The Paradoxical Nature of Goodness – William Irwin Thompson

If one wishes to be evil, one can do so instantly. If one wishes to be good, it takes forever.
Endarkenment (there must be better terms in German for these philosophical concepts! Entgutenseiendheit, oder?) is easy and instantaneous, but Enlightenment takes forever. In his LETTERS ON YOGA, Sri Aurobindo talks about the slowness of the evolutionary process from inconscient matter to mind and then Supermental consciousness, but he has also said that he meditated while he was imprisoned by the British for his nationalist activities and in three days he experienced Enlightenment. (Thanks a lot, buddy! That helps a lot!) In Hindu terms, we are to understand by his comment that Aurobindo must have been a yogi in previous lives, so it took minimal time and effort to recover this karmicly achieved state of consciousness. So laboring for Enlightenment with sadhana would seem to go against the grain of human instinctual existence and aspirants must settle in for the long process of several lives.
It takes a long time to build a Stradivarius, but one can smash it in an instant. Paramahansa Yogananda provided his chelas with weekly lessons and scores of techniques, but his yoga seems to provide Enlightenment through the vehicle of the etheric body with its awakening of kundalini. Muktananda’s Shaktipat also seemed to work through this Pranamayakosa, but Sri Aurobindo’s Integral Yoga seems to bypass this step and works to bring down a higher subtle body, the Anatamayakosa, and for this he provides no specific techniques.

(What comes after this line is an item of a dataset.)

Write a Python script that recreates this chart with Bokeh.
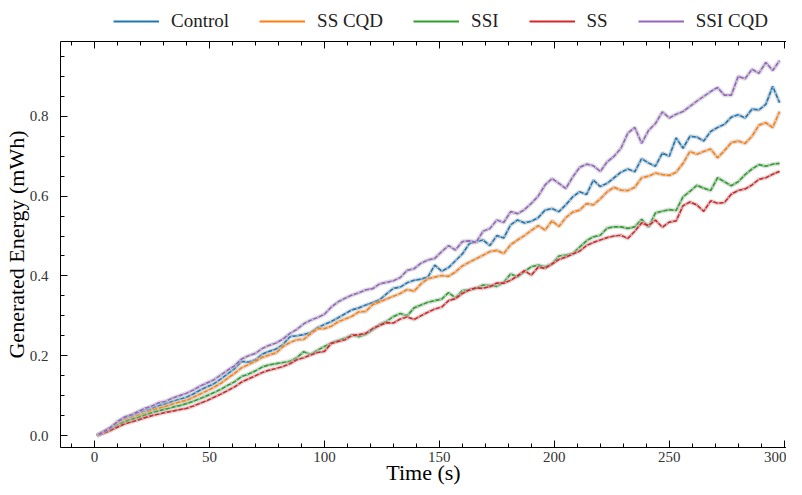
from bokeh.plotting import figure
from bokeh.layouts import column
from bokeh.models import Range1d, LinearAxis, Legend, LegendItem, SingleIntervalTicker, NumeralTickFormatter, CustomJSTickFormatter
from bokeh.embed import file_html
from bokeh.resources import INLINE

time_s = list(range(1, 299, 3))

control = [0.000, 0.009, 0.020, 0.032, 0.043, 0.048, 0.056, 0.062, 0.068, 0.075,
           0.080, 0.086, 0.091, 0.096, 0.104, 0.114, 0.122, 0.130, 0.142, 0.155,
           0.168, 0.186, 0.184, 0.190, 0.204, 0.211, 0.217, 0.228, 0.248, 0.250,
           0.253, 0.258, 0.270, 0.278, 0.286, 0.295, 0.305, 0.315, 0.320, 0.327,
           0.333, 0.340, 0.355, 0.369, 0.372, 0.383, 0.389, 0.392, 0.397, 0.427,
           0.412, 0.421, 0.438, 0.455, 0.481, 0.486, 0.490, 0.476, 0.501, 0.495,
           0.528, 0.540, 0.533, 0.537, 0.546, 0.565, 0.569, 0.561, 0.578, 0.598,
           0.611, 0.604, 0.640, 0.624, 0.632, 0.646, 0.660, 0.668, 0.661, 0.694,
           0.683, 0.675, 0.708, 0.700, 0.746, 0.720, 0.750, 0.748, 0.738, 0.762,
           0.772, 0.780, 0.798, 0.804, 0.796, 0.818, 0.816, 0.830, 0.875, 0.834]

ss_cqd = [0.000, 0.008, 0.018, 0.029, 0.038, 0.044, 0.050, 0.056, 0.063, 0.068,
          0.073, 0.079, 0.084, 0.088, 0.096, 0.104, 0.112, 0.121, 0.131, 0.144,
          0.156, 0.170, 0.178, 0.186, 0.196, 0.202, 0.207, 0.223, 0.233, 0.240,
          0.241, 0.255, 0.268, 0.268, 0.274, 0.285, 0.292, 0.299, 0.310, 0.311,
          0.328, 0.335, 0.342, 0.349, 0.356, 0.366, 0.362, 0.380, 0.393, 0.397,
          0.401, 0.399, 0.410, 0.425, 0.434, 0.443, 0.452, 0.461, 0.464, 0.456,
          0.478, 0.490, 0.501, 0.514, 0.526, 0.515, 0.538, 0.524, 0.546, 0.560,
          0.565, 0.581, 0.578, 0.593, 0.611, 0.622, 0.615, 0.614, 0.622, 0.646,
          0.650, 0.658, 0.654, 0.652, 0.660, 0.682, 0.712, 0.705, 0.712, 0.718,
          0.696, 0.714, 0.734, 0.738, 0.732, 0.750, 0.778, 0.784, 0.772, 0.812]

ssi = [0.000, 0.008, 0.016, 0.026, 0.034, 0.040, 0.045, 0.051, 0.057, 0.062,
       0.066, 0.071, 0.075, 0.080, 0.086, 0.093, 0.100, 0.108, 0.116, 0.126,
       0.135, 0.148, 0.154, 0.162, 0.172, 0.177, 0.180, 0.183, 0.186, 0.195,
       0.210, 0.203, 0.214, 0.223, 0.232, 0.238, 0.244, 0.252, 0.248, 0.254,
       0.265, 0.278, 0.286, 0.298, 0.306, 0.300, 0.320, 0.327, 0.334, 0.338,
       0.342, 0.358, 0.345, 0.363, 0.365, 0.369, 0.377, 0.376, 0.374, 0.384,
       0.405, 0.398, 0.411, 0.423, 0.427, 0.423, 0.430, 0.450, 0.452, 0.456,
       0.472, 0.488, 0.498, 0.502, 0.520, 0.523, 0.523, 0.519, 0.523, 0.542,
       0.522, 0.558, 0.562, 0.566, 0.564, 0.598, 0.612, 0.627, 0.620, 0.614,
       0.646, 0.636, 0.626, 0.636, 0.654, 0.668, 0.679, 0.675, 0.680, 0.682]

ss = [0.000, 0.006, 0.013, 0.021, 0.029, 0.034, 0.039, 0.045, 0.050, 0.054,
      0.058, 0.061, 0.065, 0.068, 0.074, 0.081, 0.088, 0.096, 0.104, 0.113,
      0.122, 0.134, 0.142, 0.150, 0.158, 0.164, 0.168, 0.173, 0.180, 0.190,
      0.195, 0.202, 0.208, 0.211, 0.231, 0.236, 0.240, 0.251, 0.253, 0.256,
      0.268, 0.276, 0.283, 0.282, 0.292, 0.297, 0.291, 0.300, 0.309, 0.317,
      0.322, 0.338, 0.343, 0.356, 0.365, 0.370, 0.369, 0.373, 0.382, 0.382,
      0.389, 0.400, 0.413, 0.402, 0.422, 0.419, 0.430, 0.441, 0.447, 0.455,
      0.462, 0.476, 0.484, 0.490, 0.496, 0.500, 0.502, 0.494, 0.512, 0.533,
      0.526, 0.540, 0.522, 0.535, 0.538, 0.576, 0.585, 0.578, 0.562, 0.588,
      0.582, 0.584, 0.605, 0.614, 0.618, 0.628, 0.642, 0.646, 0.655, 0.662]

ssi_cqd = [0.000, 0.010, 0.020, 0.035, 0.046, 0.052, 0.060, 0.068, 0.074, 0.082,
           0.086, 0.094, 0.100, 0.106, 0.114, 0.124, 0.132, 0.140, 0.152, 0.164,
           0.175, 0.192, 0.200, 0.206, 0.218, 0.226, 0.232, 0.242, 0.256, 0.266,
           0.280, 0.289, 0.296, 0.304, 0.322, 0.335, 0.344, 0.352, 0.358, 0.365,
           0.368, 0.380, 0.384, 0.388, 0.396, 0.414, 0.418, 0.432, 0.440, 0.444,
           0.461, 0.476, 0.465, 0.486, 0.488, 0.484, 0.512, 0.519, 0.540, 0.534,
           0.561, 0.556, 0.566, 0.582, 0.600, 0.628, 0.644, 0.632, 0.619, 0.648,
           0.672, 0.680, 0.676, 0.662, 0.686, 0.700, 0.720, 0.758, 0.772, 0.732,
           0.765, 0.782, 0.811, 0.796, 0.805, 0.812, 0.825, 0.838, 0.850, 0.862,
           0.872, 0.853, 0.853, 0.900, 0.894, 0.918, 0.908, 0.935, 0.915, 0.940]

labels = ["Control", "SS CQD", "SSI", "SS", "SSI CQD"]
series = [control, ss_cqd, ssi, ss, ssi_cqd]
colors = ["#1f77b4", "#ff7f0e", "#2ca02c", "#d62728", "#9467bd"]

FONT = "Liberation Serif"

# ---- legend strip above the plot ----
leg_fig = figure(width=786, height=36, output_backend="svg", toolbar_location=None,
                 x_range=Range1d(-14.8, 301), y_range=Range1d(-0.03, 0.9875),
                 x_axis_location=None, y_axis_location=None, min_border=0)
leg_fig.outline_line_color = None
leg_fig.xgrid.visible = False
leg_fig.ygrid.visible = False
leg_renderers = []
for vals, c in zip(series, colors):
    leg_renderers.append(leg_fig.line(time_s, vals, color=c, line_width=1.8, visible=False))
legend = Legend(items=[LegendItem(label=l, renderers=[r]) for l, r in zip(labels, leg_renderers)],
                orientation="horizontal", location=(53, 4),
                border_line_color=None, background_fill_alpha=0,
                glyph_width=46, glyph_height=16, label_standoff=12, spacing=30,
                padding=2, margin=0,
                label_text_font=FONT, label_text_font_size="19px", label_text_color="#222222")
leg_fig.add_layout(legend)

# ---- main plot ----
p = figure(width=786, height=451, output_backend="svg", toolbar_location=None,
           x_range=Range1d(-14.8, 301), y_range=Range1d(-0.03, 0.9875),
           min_border_left=58, min_border_right=0, min_border_top=5, min_border_bottom=20,
           x_axis_label="Time (s)", y_axis_label="Generated Energy (mWh)")
p.outline_line_color = None
p.xgrid.visible = False
p.ygrid.visible = False
p.background_fill_color = "white"

p.xaxis.ticker = SingleIntervalTicker(interval=50, num_minor_ticks=5)
p.yaxis.ticker = SingleIntervalTicker(interval=0.2, num_minor_ticks=4)
p.yaxis.formatter = NumeralTickFormatter(format="0.0")

for ax in (p.xaxis[0], p.yaxis[0]):
    ax.major_tick_in = 7
    ax.major_tick_out = 0
    ax.minor_tick_in = 4
    ax.minor_tick_out = 0
    ax.axis_line_color = "black"
    ax.major_tick_line_color = "black"
    ax.minor_tick_line_color = "black"
    ax.major_label_text_font = FONT
    ax.major_label_text_font_size = "15px"
    ax.major_label_text_color = "#333333"
    ax.axis_label_text_font = FONT
    ax.axis_label_text_font_size = "22px"
    ax.axis_label_text_font_style = "normal"
    ax.axis_label_text_color = "black"
p.xaxis.major_label_standoff = 4
p.xaxis.axis_label_standoff = -5
p.yaxis.major_label_standoff = 12
p.yaxis.axis_label_standoff = -2

top = LinearAxis(ticker=SingleIntervalTicker(interval=50, num_minor_ticks=5),
                 formatter=CustomJSTickFormatter(code="return '';"),
                 major_tick_in=7, major_tick_out=0, minor_tick_in=4, minor_tick_out=0,
                 major_label_text_font_size="1px", major_label_standoff=0)
p.add_layout(top, "above")

for vals, c in zip(series, colors):
    p.line(time_s, vals, color="#c4c4c4", line_width=4.5, line_alpha=0.5)
    p.line(time_s, vals, color=c, line_width=1.7)
    p.line(time_s, vals, color="#e2e2e2", line_width=1.2, line_dash="2 4", line_alpha=0.75)

layout = column(leg_fig, p, spacing=0)
open("out.html", "w").write(file_html(layout, INLINE))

The Zen Buddhists have commented that each Enlightenment is unique and that there is no standard “one size fits all” for the student, therefore they sit you down in the Zendo, staring at the taitami mats and the wall, and wish you good luck.
And so the hot pot of ignorant karma keeps boiling Trumpily, while the refined souls boil off upwards and onwards into the blue. But some there are who seem to sublime their ascent through cultural tubing in a distillery that produces the Ouiskebaugh–the Water of Life.